When I was about five, I’d sit in front of a mirror and stare at myself. Stare and stare and stare at a small brunette body sitting on the floor in front of a full-length mirror that ran the length of a bedroom door. I focused on myself unblinkingly, until I hit a daze-y, hazy state, and felt a lift-off, a separation that took me from inhabiting my body to being on the outside and observing.
My bedroom carpet was shag, in a two-tone pink: magenta and rose. There was a cherry tree outside the window. The closet occupied one side of my room and was kept shut because my grandmother’s Russian Orthodox icon was in there, and I had a nightmare about it one night.
It was 1968. The citizens of the world were shaking things up, but I was in my little five-year-old world of contemplation.
Don’t ask me what possessed my bike-riding, tomboy self to get existential, but my guess is that a lot of children have this soft opening, untouched by a hardened shell of self-consciousness; maybe a five-year-old is more naturally intimate with universal mysteries, before life piles on a series of programmatic and defensive thought-habits.

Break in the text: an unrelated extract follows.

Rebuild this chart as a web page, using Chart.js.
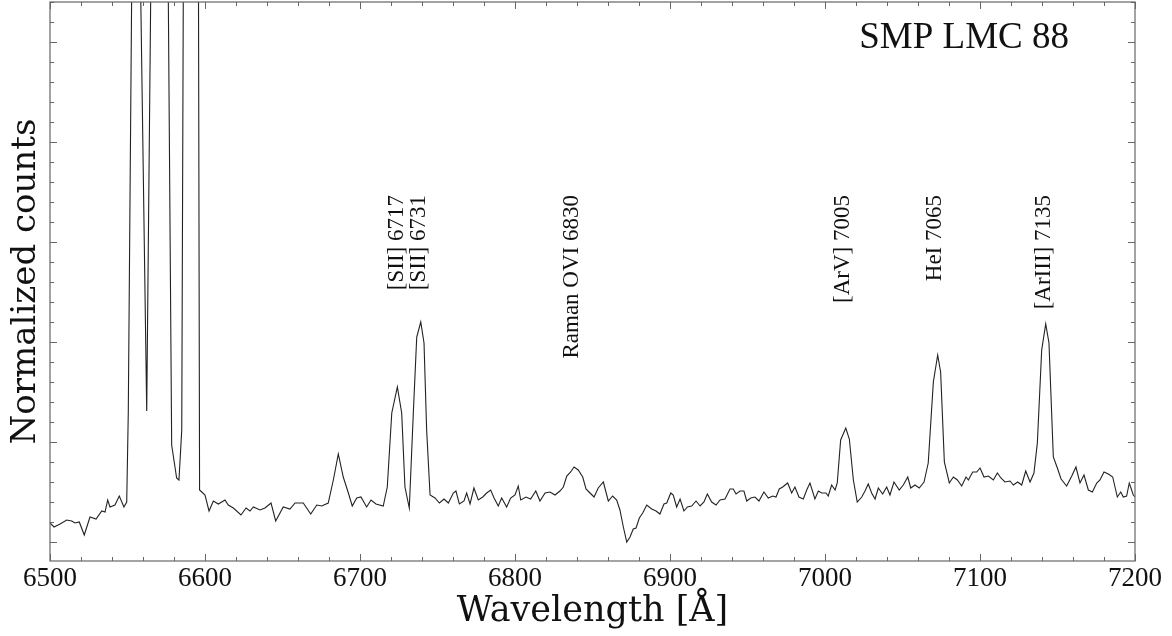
<!DOCTYPE html>
<html>
<head>
<meta charset="utf-8">
<script src="https://cdn.jsdelivr.net/npm/chart.js@4/dist/chart.umd.min.js"></script>
<style>
  body { margin: 0; background: #fff; }
  #wrap { width: 1172px; height: 636px; }
</style>
</head>
<body>
<div id="wrap"><canvas id="spectrum" width="1172" height="636"></canvas></div>
<script>
// Spectrum (wavelength in Angstrom, normalized counts)
const wavelength = [
  6500.0, 6502.6, 6506.5, 6510.8, 6514.0, 6516.1, 6518.9, 6522.1, 6525.8, 6529.7,
  6533.4, 6535.5, 6537.2, 6538.7, 6541.9, 6544.7, 6547.7, 6549.5, 6550.5, 6552.7,
  6555.0, 6558.5, 6562.4, 6565.0, 6569.0, 6576.3, 6578.5, 6581.7, 6583.2, 6585.0,
  6586.0, 6590.0, 6595.8, 6596.5, 6597.9, 6600.0, 6602.6, 6605.4, 6608.6, 6612.9,
  6615.0, 6618.3, 6623.2, 6626.5, 6629.0, 6631.2, 6635.5, 6638.7, 6642.6, 6645.6,
  6650.5, 6654.8, 6658.1, 6663.4, 6668.2, 6672.1, 6675.3, 6679.5, 6682.8, 6686.0,
  6689.2, 6692.5, 6695.0, 6697.9, 6700.6, 6704.3, 6707.1, 6710.3, 6715.0, 6717.6,
  6720.5, 6724.1, 6726.9, 6729.0, 6731.8, 6734.4, 6736.6, 6739.2, 6741.3, 6743.0,
  6745.2, 6748.4, 6751.2, 6754.2, 6757.0, 6760.2, 6761.9, 6764.1, 6767.1, 6768.8,
  6771.0, 6773.5, 6776.3, 6779.2, 6781.7, 6784.3, 6786.5, 6789.2, 6791.4, 6794.6,
  6797.2, 6800.0, 6802.1, 6803.7, 6807.1, 6810.1, 6813.4, 6816.1, 6819.4, 6822.6,
  6825.8, 6829.0, 6831.2, 6833.4, 6835.9, 6838.1, 6840.8, 6843.7, 6845.8, 6848.4,
  6851.0, 6853.7, 6857.0, 6860.2, 6863.0, 6865.6, 6867.7, 6869.9, 6872.1, 6874.2,
  6876.3, 6878.1, 6880.2, 6882.4, 6885.0, 6888.2, 6891.0, 6893.5, 6896.1, 6897.9,
  6900.5, 6902.1, 6904.3, 6906.5, 6909.0, 6911.2, 6914.0, 6916.8, 6919.4, 6921.9,
  6924.1, 6926.9, 6929.7, 6932.3, 6935.5, 6938.7, 6940.8, 6942.6, 6945.2, 6947.7,
  6949.5, 6952.1, 6954.8, 6957.4, 6960.6, 6963.4, 6966.3, 6968.4, 6970.5, 6972.7,
  6975.9, 6978.5, 6980.6, 6983.2, 6986.0, 6988.2, 6990.3, 6993.5, 6995.7, 6997.9,
  7000.6, 7002.1, 7004.3, 7006.5, 7007.9, 7010.1, 7013.4, 7015.7, 7018.3, 7020.8,
  7023.7, 7025.8, 7027.9, 7030.1, 7032.3, 7034.4, 7037.2, 7039.8, 7041.9, 7044.5,
  7047.9, 7050.5, 7053.4, 7055.3, 7058.1, 7060.8, 7063.9, 7066.6, 7069.9, 7072.7,
  7074.6, 7077.0, 7080.2, 7082.8, 7085.4, 7088.2, 7091.0, 7092.5, 7095.3, 7097.9,
  7100.0, 7102.6, 7105.4, 7108.6, 7111.2, 7113.5, 7116.1, 7119.4, 7121.5, 7124.3,
  7126.9, 7129.5, 7132.3, 7134.8, 7137.0, 7139.8, 7142.4, 7144.5, 7147.3, 7149.9,
  7152.3, 7155.9, 7159.2, 7161.9, 7164.5, 7167.1, 7169.9, 7172.5, 7175.3, 7177.4,
  7180.0, 7182.8, 7185.6, 7188.6, 7190.8, 7192.5, 7194.6, 7196.3, 7198.9, 7200.0
];
const counts = [
  0.19, 0.15, 0.18, 0.22, 0.21, 0.19, 0.20, 0.07, 0.25, 0.23,
  0.31, 0.30, 0.42, 0.35, 0.37, 0.46, 0.35, 0.40, 1.29, 5.5,
  9.0, 5.5, 1.31, 5.5, 30, 5.5, 0.97, 0.64, 0.62, 1.12,
  5.5, 12, 5.5, 0.52, 0.50, 0.47, 0.31, 0.41, 0.38, 0.42,
  0.37, 0.34, 0.27, 0.34, 0.31, 0.35, 0.32, 0.34, 0.39, 0.21,
  0.35, 0.33, 0.39, 0.39, 0.28, 0.37, 0.36, 0.39, 0.62, 0.88,
  0.65, 0.49, 0.36, 0.44, 0.45, 0.35, 0.42, 0.38, 0.36, 0.55,
  1.29, 1.55, 1.29, 0.55, 0.34, 1.29, 2.05, 2.20, 1.99, 1.12,
  0.47, 0.44, 0.39, 0.43, 0.39, 0.49, 0.51, 0.38, 0.41, 0.49,
  0.38, 0.54, 0.42, 0.45, 0.49, 0.52, 0.44, 0.36, 0.44, 0.35,
  0.44, 0.47, 0.56, 0.42, 0.45, 0.43, 0.51, 0.41, 0.49, 0.50,
  0.47, 0.51, 0.55, 0.66, 0.70, 0.75, 0.72, 0.65, 0.53, 0.49,
  0.45, 0.54, 0.60, 0.41, 0.46, 0.42, 0.32, 0.15, 0.00, 0.05,
  0.13, 0.14, 0.24, 0.29, 0.37, 0.33, 0.31, 0.28, 0.38, 0.39,
  0.49, 0.47, 0.35, 0.43, 0.31, 0.35, 0.36, 0.41, 0.36, 0.40,
  0.48, 0.40, 0.37, 0.42, 0.43, 0.53, 0.53, 0.48, 0.51, 0.51,
  0.41, 0.44, 0.45, 0.41, 0.50, 0.44, 0.46, 0.45, 0.53, 0.55,
  0.59, 0.49, 0.55, 0.45, 0.43, 0.52, 0.59, 0.43, 0.51, 0.49,
  0.49, 0.46, 0.57, 0.52, 0.59, 1.02, 1.14, 1.03, 0.62, 0.40,
  0.45, 0.51, 0.58, 0.49, 0.43, 0.54, 0.48, 0.55, 0.47, 0.60,
  0.52, 0.57, 0.65, 0.54, 0.57, 0.54, 0.60, 0.79, 1.60, 1.87,
  1.70, 0.80, 0.59, 0.65, 0.62, 0.56, 0.65, 0.62, 0.70, 0.70,
  0.74, 0.65, 0.66, 0.62, 0.69, 0.64, 0.60, 0.61, 0.57, 0.60,
  0.57, 0.71, 0.60, 0.69, 0.99, 1.92, 2.18, 1.99, 0.85, 0.74,
  0.63, 0.56, 0.66, 0.75, 0.59, 0.67, 0.52, 0.50, 0.59, 0.62,
  0.70, 0.68, 0.65, 0.45, 0.50, 0.45, 0.46, 0.59, 0.47, 0.45
];

// Line identifications (placed at observed wavelength)
const lineNames = ['[SII] 6717', '[SII] 6731', 'Raman OVI 6830', '[ArV] 7005', 'HeI 7065', '[ArIII] 7135'];
const lineWaves = [6723.7, 6737.9, 6836.6, 7011.8, 7071.2, 7141.5];
const objectName = 'SMP LMC 88';

const FONT = "'Liberation Serif', 'DejaVu Serif', serif";
const WIDE = "'DejaVu Serif', 'Liberation Serif', serif";

// frame with inward ticks on all four sides, plus labels
const decorPlugin = {
  id: 'decor',
  afterDatasetsDraw(chart) {
    const { ctx, chartArea: a, scales: { x, y } } = chart;
    ctx.save();
    ctx.strokeStyle = '#666';
    ctx.lineWidth = 1.2;
    ctx.strokeRect(a.left, a.top, a.right - a.left, a.bottom - a.top);

    ctx.lineWidth = 1;
    ctx.beginPath();
    for (let v = 6500; v <= 7200; v += 20) {
      const px = Math.round(x.getPixelForValue(v)) + 0.5;
      const len = v % 100 === 0 ? 7 : 4;
      ctx.moveTo(px, a.bottom); ctx.lineTo(px, a.bottom - len);
      ctx.moveTo(px, a.top); ctx.lineTo(px, a.top + len);
    }
    for (let i = 0; i <= 27; i++) {
      const py = Math.round(y.getPixelForValue(i * 0.2)) + 0.5;
      const len = i % 5 === 0 ? 7 : 4;
      ctx.moveTo(a.left, py); ctx.lineTo(a.left + len, py);
      ctx.moveTo(a.right, py); ctx.lineTo(a.right - len, py);
    }
    ctx.stroke();

    // line labels, rotated
    ctx.fillStyle = '#111';
    ctx.font = '23px ' + FONT;
    ctx.textAlign = 'right';
    ctx.textBaseline = 'middle';
    const labelTop = y.getPixelForValue(3.47);
    lineNames.forEach((name, i) => {
      ctx.save();
      ctx.translate(x.getPixelForValue(lineWaves[i]), labelTop);
      ctx.rotate(-Math.PI / 2);
      ctx.fillText(name, 0, 0);
      ctx.restore();
    });

    // object name
    ctx.font = '37px ' + FONT;
    ctx.textAlign = 'right';
    ctx.textBaseline = 'alphabetic';
    ctx.fillText(objectName, a.right - 66, a.top + 46);
    ctx.restore();
  }
};

new Chart(document.getElementById('spectrum'), {
  type: 'line',
  data: {
    datasets: [{
      data: wavelength.map((w, i) => ({ x: w, y: counts[i] })),
      borderColor: '#222',
      borderWidth: 1.1,
      pointRadius: 0,
      tension: 0,
      fill: false
    }]
  },
  options: {
    responsive: false,
    animation: false,
    layout: { padding: { top: 2, right: 37, left: 0, bottom: 0 } },
    plugins: { legend: { display: false }, tooltip: { enabled: false } },
    scales: {
      x: {
        type: 'linear',
        min: 6500,
        max: 7200,
        afterFit(s) { s.height = 75; },
        grid: { display: false, drawTicks: false },
        border: { display: false },
        ticks: {
          stepSize: 100,
          padding: 2,
          maxRotation: 0,
          color: '#111',
          font: { family: FONT, size: 27 },
          callback: v => String(v)
        },
        title: {
          display: true,
          text: 'Wavelength [Å]',
          color: '#111',
          font: { family: WIDE, size: 35 },
          padding: { top: 0, bottom: 3 }
        }
      },
      y: {
        type: 'linear',
        min: -0.19,
        max: 5.4,
        afterFit(s) { s.width = 50; },
        grid: { display: false, drawTicks: false },
        border: { display: false },
        ticks: { display: false },
        title: {
          display: true,
          text: 'Normalized counts',
          color: '#111',
          font: { family: WIDE, size: 34 },
          padding: { top: 6, bottom: 0 }
        }
      }
    }
  },
  plugins: [decorPlugin]
});
</script>
</body>
</html>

This was also decades before computers, social media, endless streaming entertainment, video games. All we had were outdoors, books, a couple of TV shows, and for me, the quiet of my bedroom — the space to develop solitude and a rich internal life. I had my own room, and I loved it. I loved being in my pink-carpeted sanctuary, flipping the pages of my latest Dr. Seuss book, and staring into a mirror, wondering what the hell . . . I was.
Here’s what I remember from the mirror-staring time — two main hits:
1. Observing myself — or really this corporeal presence that was holding the seeming consciousness of “me”. I observed it with a neutrality that I now, 50 years later, have to remind myself to hold when I’m in my challenging moments or moods. I watched and watched this reflection, floating above myself until I got freaked out by the indefiniteness of things. Before returning to myself, the internal commentary was along the lines of: “Hmmmmm.”